- Texte visé : Projet de loi de finances pour 2025, n° 324
- Stade de lecture : 1ère lecture (1ère assemblée saisie)
- Examiné par : Commission des finances, de l'économie générale et du contrôle budgétaire
- Mission visée : Sécurités
Dans un délai de six mois à compter de la promulgation de la présente loi, le Gouvernement remet au Parlement un rapport sur le bilan de la réforme visant à intégrer la formation d’officier de police judiciaire à la formation initiale des policiers et gendarmes. Ce rapport présente notamment les effets de cette réforme sur le niveau de formation des officiers de police judiciaire au respect des droits et libertés publics et individuels. Il évalue précisément l’impact de cette réforme sur les finances publiques ainsi que ses résultats réels sur l’attractivité de la fonction.
Depuis 2022, la formation d'officier de police judiciaire (OPJ) est intégrée dans la formation initiale des gardiens de la paix. Jusqu'ici, il existait une condition de trois années d'ancienneté appliquées aux policiers et gendarmes pour se présenter à l'examen d'OPJ. Cette réforme, organisée par la LOPMI a été présentée comme répondant à une "logique de redynamisation de la filière investigation". Concrètement, elle permet le passage de l'examen d'OPJ dès la fin de la scolarité en école de police ou de gendarmerie, ce qui se traduit concrètement par la mise en place d'une formation destinée à cet examen au sein de la formation initiale, qui, depuis septembre 2022, avait été rallongée à cette fin.
Au contraire de ce qu'a prétendu le gouvernement pour justifier cette réforme, la généralisation que celle-ci suppose n'aura pour effet que d'affaiblir l'investigation, en diluant la formation d'OPJ dans la formation initiale. Une aggravation des vices de procédure, et donc un allongement du temps de traitement des affaires, était d'ores et déjà attendu.
La suppression de la condition d'ancienneté nous est apparue dangereuse dès 2022. Celle-ci permettait aux officiers d'acquérir dans leur pratique une certaine expérience leur permettant d'utiliser de leurs pouvoirs, particulièrement conséquents (placements en garde à vue, réquisitions, perquisitions, visites domicilaires...), sans porter atteinte aux libertés publiques et individuelles. Justement, cet équilibre indispensable était essentiellement acquis soit par expérience, soit via le module OPJ qui permettait à celles et ceux sortant OPJ de l'école de pouvoir recevoir immédiatement leur habilitation. Cette réforme nous apparaissait dès lors d'autant plus dangereuse que la même LOPMI avait considérablement accru les pouvoirs des officiers de police judiciaire, en ouvrant le droit aux procureurs de délivrer des instructions générales. Sous prétexte d'allègements administratifs, l'article 13 avait en effet autorisé les OPJ à par exemple demander la remise d’enregistrement de vidéosurveillance des lieux d’une infraction, la recherche de comptes bancaires d’un suspect, les données d’état civil ou encore « les données relatives à la lecture automatisée de plaques d’immatriculation », pour les crimes et délits punis d’au moins 1 an d’emprisonnement et jusqu’à 6 mois.

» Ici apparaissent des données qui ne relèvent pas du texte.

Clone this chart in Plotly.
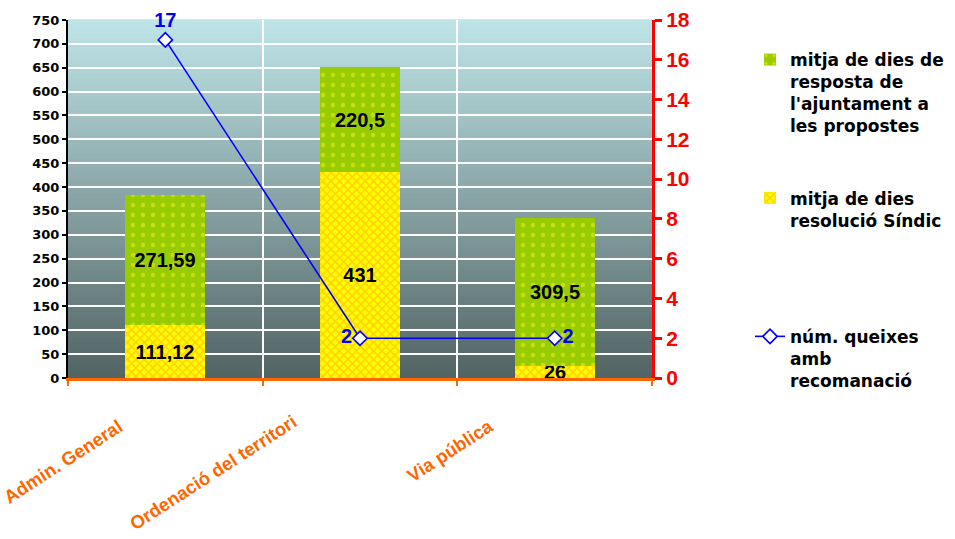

Cette réforme de la police judiciaire, comme tant d'autres réformes sous le dernier quinquennat, n'a eu à notre sens que pour effet d'accroitre la pression pénale sur les populations les plus précaires. Le fait que cette réforme ait été organisée par une loi de programmation de la police, alors qu'elle aurait du relever du périmètre de la justice, était déjà éloquent. Deux ans après cette réforme, il est toujours aussi évident que celle-ci est passée à côté de l'enjeu fondamental, à savoir la création d'une filière dédiée à l'investigation. Nous estimons pour notre part que la police doit être reformée et que deux principaux pôles doivent l’organiser. D’une part la police de proximité, chargé de garantir la sécurité du quotidien, et d’autre part la police judiciaire recentré sur du travail au long court et notamment les enquêtes.
Le groupe LFI-NFP demande donc au gouvernement de présenter au Parlement un rapport présentant un bilan complet de cette réforme et de ses conséquences, notamment sur le taux de formation des OPJ au respect des droits et libertés publiques et individuelles. Ce rapport évaluera également les effets réels de cette réforme sur l'attractivité de la fonction, argument avancé par le gouvernement pour la justifier. Il devra enfin présenter un audit détaillant le coût de cette réforme pour les finances publiques. En effet, aucun audit n'a été conduit sur l'ensemble de la réforme de la police judiciaire. Le présent amendement entend ainsi remédier à ce défaut manifeste d'information du Parlement, chargé de contrôler l'action du gouvernement.